WHAT YOU WILL DO: Repeat the listing below in full, exactly as it stands.

SUPPLIED INFORMATION:
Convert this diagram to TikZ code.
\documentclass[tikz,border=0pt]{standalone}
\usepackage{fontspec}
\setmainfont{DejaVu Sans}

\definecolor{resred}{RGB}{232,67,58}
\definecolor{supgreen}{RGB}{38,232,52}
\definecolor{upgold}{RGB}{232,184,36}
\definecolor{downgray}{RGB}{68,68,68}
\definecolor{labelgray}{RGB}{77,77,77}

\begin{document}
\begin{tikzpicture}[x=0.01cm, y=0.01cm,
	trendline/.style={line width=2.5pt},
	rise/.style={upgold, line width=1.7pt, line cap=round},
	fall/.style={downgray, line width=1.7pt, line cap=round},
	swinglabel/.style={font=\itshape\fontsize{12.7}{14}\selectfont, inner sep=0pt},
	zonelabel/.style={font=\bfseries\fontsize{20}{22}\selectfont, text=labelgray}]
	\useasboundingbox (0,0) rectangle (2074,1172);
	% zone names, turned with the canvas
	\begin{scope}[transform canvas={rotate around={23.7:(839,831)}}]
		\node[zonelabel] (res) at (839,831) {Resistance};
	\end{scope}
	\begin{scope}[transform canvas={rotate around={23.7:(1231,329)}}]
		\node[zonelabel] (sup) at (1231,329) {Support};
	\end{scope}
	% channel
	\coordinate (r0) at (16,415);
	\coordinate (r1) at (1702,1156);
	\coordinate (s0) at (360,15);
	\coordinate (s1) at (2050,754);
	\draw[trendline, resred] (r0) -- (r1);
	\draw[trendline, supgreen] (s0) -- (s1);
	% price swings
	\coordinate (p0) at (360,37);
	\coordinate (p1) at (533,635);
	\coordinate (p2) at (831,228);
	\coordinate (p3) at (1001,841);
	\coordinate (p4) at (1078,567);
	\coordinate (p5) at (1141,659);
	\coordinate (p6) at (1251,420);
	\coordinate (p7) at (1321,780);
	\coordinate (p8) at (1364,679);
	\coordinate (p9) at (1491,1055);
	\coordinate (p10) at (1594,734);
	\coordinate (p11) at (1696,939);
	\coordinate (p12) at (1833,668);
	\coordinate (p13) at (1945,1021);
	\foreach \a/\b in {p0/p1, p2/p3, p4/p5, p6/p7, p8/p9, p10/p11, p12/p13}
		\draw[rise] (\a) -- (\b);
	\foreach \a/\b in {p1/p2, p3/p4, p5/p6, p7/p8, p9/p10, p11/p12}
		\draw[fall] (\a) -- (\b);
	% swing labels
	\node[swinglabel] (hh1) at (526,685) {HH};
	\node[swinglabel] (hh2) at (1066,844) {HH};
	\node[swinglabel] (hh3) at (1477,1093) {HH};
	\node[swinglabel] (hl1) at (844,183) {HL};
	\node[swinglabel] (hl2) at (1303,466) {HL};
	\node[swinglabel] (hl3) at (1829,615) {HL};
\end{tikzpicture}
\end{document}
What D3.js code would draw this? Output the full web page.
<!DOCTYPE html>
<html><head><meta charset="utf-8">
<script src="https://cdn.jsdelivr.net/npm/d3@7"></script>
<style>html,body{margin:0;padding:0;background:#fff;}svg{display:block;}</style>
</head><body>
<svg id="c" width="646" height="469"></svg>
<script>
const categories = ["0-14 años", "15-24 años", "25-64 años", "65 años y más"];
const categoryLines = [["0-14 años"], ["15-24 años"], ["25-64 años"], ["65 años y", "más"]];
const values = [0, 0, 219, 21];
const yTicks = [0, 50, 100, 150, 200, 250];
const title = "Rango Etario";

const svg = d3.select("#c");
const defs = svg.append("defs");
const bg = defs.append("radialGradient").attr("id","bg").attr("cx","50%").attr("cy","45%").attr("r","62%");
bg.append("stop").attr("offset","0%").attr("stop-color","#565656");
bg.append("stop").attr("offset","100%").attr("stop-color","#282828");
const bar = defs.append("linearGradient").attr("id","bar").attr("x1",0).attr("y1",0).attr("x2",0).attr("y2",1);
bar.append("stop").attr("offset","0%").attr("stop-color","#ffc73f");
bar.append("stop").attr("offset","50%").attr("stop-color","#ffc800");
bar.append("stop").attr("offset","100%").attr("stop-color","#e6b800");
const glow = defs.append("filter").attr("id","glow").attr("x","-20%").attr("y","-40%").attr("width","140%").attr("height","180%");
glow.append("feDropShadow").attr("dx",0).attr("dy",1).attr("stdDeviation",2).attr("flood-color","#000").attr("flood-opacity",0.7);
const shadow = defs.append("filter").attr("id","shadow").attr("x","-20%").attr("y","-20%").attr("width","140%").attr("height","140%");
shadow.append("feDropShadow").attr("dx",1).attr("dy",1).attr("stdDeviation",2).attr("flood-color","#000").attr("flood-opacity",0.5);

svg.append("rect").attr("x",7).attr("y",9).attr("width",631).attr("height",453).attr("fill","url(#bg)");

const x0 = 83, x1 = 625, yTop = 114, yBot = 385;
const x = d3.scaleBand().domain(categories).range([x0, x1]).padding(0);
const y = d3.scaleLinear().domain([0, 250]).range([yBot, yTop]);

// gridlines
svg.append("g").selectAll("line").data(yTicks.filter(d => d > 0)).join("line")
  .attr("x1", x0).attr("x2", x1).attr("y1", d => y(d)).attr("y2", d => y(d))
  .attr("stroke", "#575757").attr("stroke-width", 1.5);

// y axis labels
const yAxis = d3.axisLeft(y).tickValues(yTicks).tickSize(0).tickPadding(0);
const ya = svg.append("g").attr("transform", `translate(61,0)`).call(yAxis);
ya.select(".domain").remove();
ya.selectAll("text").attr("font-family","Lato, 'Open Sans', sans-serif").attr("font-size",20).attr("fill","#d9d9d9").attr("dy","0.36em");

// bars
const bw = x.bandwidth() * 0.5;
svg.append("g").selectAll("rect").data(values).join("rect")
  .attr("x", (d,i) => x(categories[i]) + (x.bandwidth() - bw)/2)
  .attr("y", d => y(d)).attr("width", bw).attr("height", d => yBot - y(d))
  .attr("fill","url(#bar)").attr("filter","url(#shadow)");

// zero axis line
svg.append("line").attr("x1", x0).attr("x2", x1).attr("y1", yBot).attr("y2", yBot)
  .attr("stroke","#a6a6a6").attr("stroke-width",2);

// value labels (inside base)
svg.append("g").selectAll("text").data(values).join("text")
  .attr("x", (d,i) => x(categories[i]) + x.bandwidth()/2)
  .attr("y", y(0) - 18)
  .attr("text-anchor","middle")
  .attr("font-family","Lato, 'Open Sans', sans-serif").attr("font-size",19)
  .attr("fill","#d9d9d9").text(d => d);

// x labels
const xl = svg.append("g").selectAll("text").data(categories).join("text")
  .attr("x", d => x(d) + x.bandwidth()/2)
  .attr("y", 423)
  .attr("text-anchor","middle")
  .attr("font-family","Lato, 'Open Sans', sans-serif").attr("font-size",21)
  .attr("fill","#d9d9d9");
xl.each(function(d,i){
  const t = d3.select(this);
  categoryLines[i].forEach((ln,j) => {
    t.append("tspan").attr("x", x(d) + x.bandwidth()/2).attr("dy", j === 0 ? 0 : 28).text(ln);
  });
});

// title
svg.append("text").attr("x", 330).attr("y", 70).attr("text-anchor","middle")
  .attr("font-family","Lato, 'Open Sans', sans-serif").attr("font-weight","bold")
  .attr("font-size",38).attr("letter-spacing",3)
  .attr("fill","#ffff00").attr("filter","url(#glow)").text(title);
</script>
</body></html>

SOLUTION TO THIS EXERCISE:
Convert this diagram to TikZ code.
\documentclass[tikz,border=0pt]{standalone}
\usepackage{fontspec}
\setmainfont{DejaVu Sans}

\definecolor{resred}{RGB}{232,67,58}
\definecolor{supgreen}{RGB}{38,232,52}
\definecolor{upgold}{RGB}{232,184,36}
\definecolor{downgray}{RGB}{68,68,68}
\definecolor{labelgray}{RGB}{77,77,77}

\begin{document}
\begin{tikzpicture}[x=0.01cm, y=0.01cm,
	trendline/.style={line width=2.5pt},
	rise/.style={upgold, line width=1.7pt, line cap=round},
	fall/.style={downgray, line width=1.7pt, line cap=round},
	swinglabel/.style={font=\itshape\fontsize{12.7}{14}\selectfont, inner sep=0pt},
	zonelabel/.style={font=\bfseries\fontsize{20}{22}\selectfont, text=labelgray}]
	\useasboundingbox (0,0) rectangle (2074,1172);
	% zone names, turned with the canvas
	\begin{scope}[transform canvas={rotate around={23.7:(839,831)}}]
		\node[zonelabel] (res) at (839,831) {Resistance};
	\end{scope}
	\begin{scope}[transform canvas={rotate around={23.7:(1231,329)}}]
		\node[zonelabel] (sup) at (1231,329) {Support};
	\end{scope}
	% channel
	\coordinate (r0) at (16,415);
	\coordinate (r1) at (1702,1156);
	\coordinate (s0) at (360,15);
	\coordinate (s1) at (2050,754);
	\draw[trendline, resred] (r0) -- (r1);
	\draw[trendline, supgreen] (s0) -- (s1);
	% price swings
	\coordinate (p0) at (360,37);
	\coordinate (p1) at (533,635);
	\coordinate (p2) at (831,228);
	\coordinate (p3) at (1001,841);
	\coordinate (p4) at (1078,567);
	\coordinate (p5) at (1141,659);
	\coordinate (p6) at (1251,420);
	\coordinate (p7) at (1321,780);
	\coordinate (p8) at (1364,679);
	\coordinate (p9) at (1491,1055);
	\coordinate (p10) at (1594,734);
	\coordinate (p11) at (1696,939);
	\coordinate (p12) at (1833,668);
	\coordinate (p13) at (1945,1021);
	\foreach \a/\b in {p0/p1, p2/p3, p4/p5, p6/p7, p8/p9, p10/p11, p12/p13}
		\draw[rise] (\a) -- (\b);
	\foreach \a/\b in {p1/p2, p3/p4, p5/p6, p7/p8, p9/p10, p11/p12}
		\draw[fall] (\a) -- (\b);
	% swing labels
	\node[swinglabel] (hh1) at (526,685) {HH};
	\node[swinglabel] (hh2) at (1066,844) {HH};
	\node[swinglabel] (hh3) at (1477,1093) {HH};
	\node[swinglabel] (hl1) at (844,183) {HL};
	\node[swinglabel] (hl2) at (1303,466) {HL};
	\node[swinglabel] (hl3) at (1829,615) {HL};
\end{tikzpicture}
\end{document}
What D3.js code would draw this? Output the full web page.
<!DOCTYPE html>
<html><head><meta charset="utf-8">
<script src="https://cdn.jsdelivr.net/npm/d3@7"></script>
<style>html,body{margin:0;padding:0;background:#fff;}svg{display:block;}</style>
</head><body>
<svg id="c" width="646" height="469"></svg>
<script>
const categories = ["0-14 años", "15-24 años", "25-64 años", "65 años y más"];
const categoryLines = [["0-14 años"], ["15-24 años"], ["25-64 años"], ["65 años y", "más"]];
const values = [0, 0, 219, 21];
const yTicks = [0, 50, 100, 150, 200, 250];
const title = "Rango Etario";

const svg = d3.select("#c");
const defs = svg.append("defs");
const bg = defs.append("radialGradient").attr("id","bg").attr("cx","50%").attr("cy","45%").attr("r","62%");
bg.append("stop").attr("offset","0%").attr("stop-color","#565656");
bg.append("stop").attr("offset","100%").attr("stop-color","#282828");
const bar = defs.append("linearGradient").attr("id","bar").attr("x1",0).attr("y1",0).attr("x2",0).attr("y2",1);
bar.append("stop").attr("offset","0%").attr("stop-color","#ffc73f");
bar.append("stop").attr("offset","50%").attr("stop-color","#ffc800");
bar.append("stop").attr("offset","100%").attr("stop-color","#e6b800");
const glow = defs.append("filter").attr("id","glow").attr("x","-20%").attr("y","-40%").attr("width","140%").attr("height","180%");
glow.append("feDropShadow").attr("dx",0).attr("dy",1).attr("stdDeviation",2).attr("flood-color","#000").attr("flood-opacity",0.7);
const shadow = defs.append("filter").attr("id","shadow").attr("x","-20%").attr("y","-20%").attr("width","140%").attr("height","140%");
shadow.append("feDropShadow").attr("dx",1).attr("dy",1).attr("stdDeviation",2).attr("flood-color","#000").attr("flood-opacity",0.5);

svg.append("rect").attr("x",7).attr("y",9).attr("width",631).attr("height",453).attr("fill","url(#bg)");

const x0 = 83, x1 = 625, yTop = 114, yBot = 385;
const x = d3.scaleBand().domain(categories).range([x0, x1]).padding(0);
const y = d3.scaleLinear().domain([0, 250]).range([yBot, yTop]);

// gridlines
svg.append("g").selectAll("line").data(yTicks.filter(d => d > 0)).join("line")
  .attr("x1", x0).attr("x2", x1).attr("y1", d => y(d)).attr("y2", d => y(d))
  .attr("stroke", "#575757").attr("stroke-width", 1.5);

// y axis labels
const yAxis = d3.axisLeft(y).tickValues(yTicks).tickSize(0).tickPadding(0);
const ya = svg.append("g").attr("transform", `translate(61,0)`).call(yAxis);
ya.select(".domain").remove();
ya.selectAll("text").attr("font-family","Lato, 'Open Sans', sans-serif").attr("font-size",20).attr("fill","#d9d9d9").attr("dy","0.36em");

// bars
const bw = x.bandwidth() * 0.5;
svg.append("g").selectAll("rect").data(values).join("rect")
  .attr("x", (d,i) => x(categories[i]) + (x.bandwidth() - bw)/2)
  .attr("y", d => y(d)).attr("width", bw).attr("height", d => yBot - y(d))
  .attr("fill","url(#bar)").attr("filter","url(#shadow)");

// zero axis line
svg.append("line").attr("x1", x0).attr("x2", x1).attr("y1", yBot).attr("y2", yBot)
  .attr("stroke","#a6a6a6").attr("stroke-width",2);

// value labels (inside base)
svg.append("g").selectAll("text").data(values).join("text")
  .attr("x", (d,i) => x(categories[i]) + x.bandwidth()/2)
  .attr("y", y(0) - 18)
  .attr("text-anchor","middle")
  .attr("font-family","Lato, 'Open Sans', sans-serif").attr("font-size",19)
  .attr("fill","#d9d9d9").text(d => d);

// x labels
const xl = svg.append("g").selectAll("text").data(categories).join("text")
  .attr("x", d => x(d) + x.bandwidth()/2)
  .attr("y", 423)
  .attr("text-anchor","middle")
  .attr("font-family","Lato, 'Open Sans', sans-serif").attr("font-size",21)
  .attr("fill","#d9d9d9");
xl.each(function(d,i){
  const t = d3.select(this);
  categoryLines[i].forEach((ln,j) => {
    t.append("tspan").attr("x", x(d) + x.bandwidth()/2).attr("dy", j === 0 ? 0 : 28).text(ln);
  });
});

// title
svg.append("text").attr("x", 330).attr("y", 70).attr("text-anchor","middle")
  .attr("font-family","Lato, 'Open Sans', sans-serif").attr("font-weight","bold")
  .attr("font-size",38).attr("letter-spacing",3)
  .attr("fill","#ffff00").attr("filter","url(#glow)").text(title);
</script>
</body></html>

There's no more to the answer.